また、弟子に古くなった道具をあげることもあるため、弟子は道具には困らないといった声がたくさんありました。
大工の将来性
大工が今後も安定して働き続けられるか気になりますよね。
結論から言えば、大工の将来性はあります。その理由を解説していきましょう。
建物がある限りは需要がある
大工は建物を造る職人です。建物がある限り、大工の需要はあります。建物を造るだけでなく、修繕やリフォームも大工の仕事です。
人がいる限り、大工は必要でしょう。
新築は減少傾向だがリフォームが増加傾向
新築の仕事は年々減少傾向にありますが、リフォームの仕事は増え続けています。
最近は居住空間への関心が高まっており、人々はこれまで旅行や娯楽に費やしていたお金を住宅に回すようになりました。
DIYがブームとなったように自宅を自分で改装し、自分ではできない部分をプロの大工に依頼するケースもあります。
3Dプリンターが大工の仕事を奪う?
3Dプリンターの普及で大工の仕事がなくなると聞いたことはありませんか?
結論から言えば大工の仕事はなくなりません。
なぜなら建築基準法によって、3Dプリンターで建物を造ってはいけないと定められているからです。
建築基準法が改正され、3Dプリンターを使用してもいいようになっても、細かい部分は大工の仕事であるため、今後も大工の需要はなくならないでしょう。
大工に関してよくある質問
大工に関するよくある質問をまとめました。
大工の初任給はいくら?
大工の初任給は16~17万円が相場とされています。
厚生労働省の令和元年度賃金構造基本統計調査によると、大卒の初任給が約21万円、高卒が約16万円と、大工の初任給は高卒と同じくらいの水準です。
参考:厚生労働省「令和元年度賃金構造基本統計調査(初任給)の概況」
大工の福利厚生ってどんな感じ?
大工の福利厚生は会社によって差があります。

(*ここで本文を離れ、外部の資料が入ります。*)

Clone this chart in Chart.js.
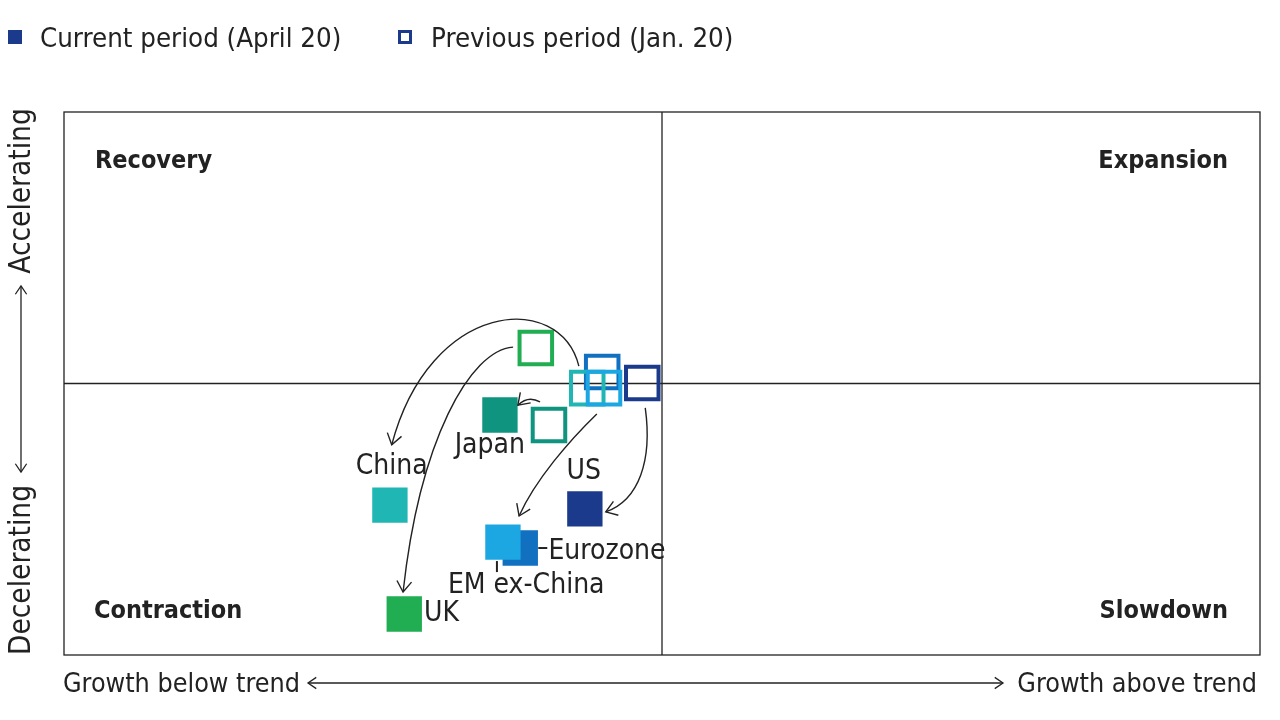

しかし、近年は人手不足により、福利厚生を充実させて人材を集める会社が増加傾向です。
会社選びの際、給料以外に手厚い福利厚生があるかどうかが重要視されるようになったためです。
社会保険はもちろん、資格手当や技能手当、住宅補助や社員寮がついている会社もあります。
昔と比較すると非常に恵まれた環境になっているのは間違いないでしょう。
関連記事:建設業で働く個人事業主の給料ランキングを職種別に紹介
関連記事:鳶職の給料は高い?平均年収や収入アップに役立つ資格を紹介
大工の年収についてのまとめ
大工の平均年収は決して高くないですが、経験やスキルを磨けば高収入を得ることは可能です。
また、大工の経験を活かし、施工管理へ転職するほか、独立すれば年収1000万円以上を狙える可能性は高いでしょう。
人間がいる限り、建物は必要なので、今後も需要があり、将来性の高い職種と言えます。
何かを作りたい、安定した仕事に就きたいという人には大工は魅力的な仕事です。
興味のある人はぜひ大工を目指してはどうでしょうか。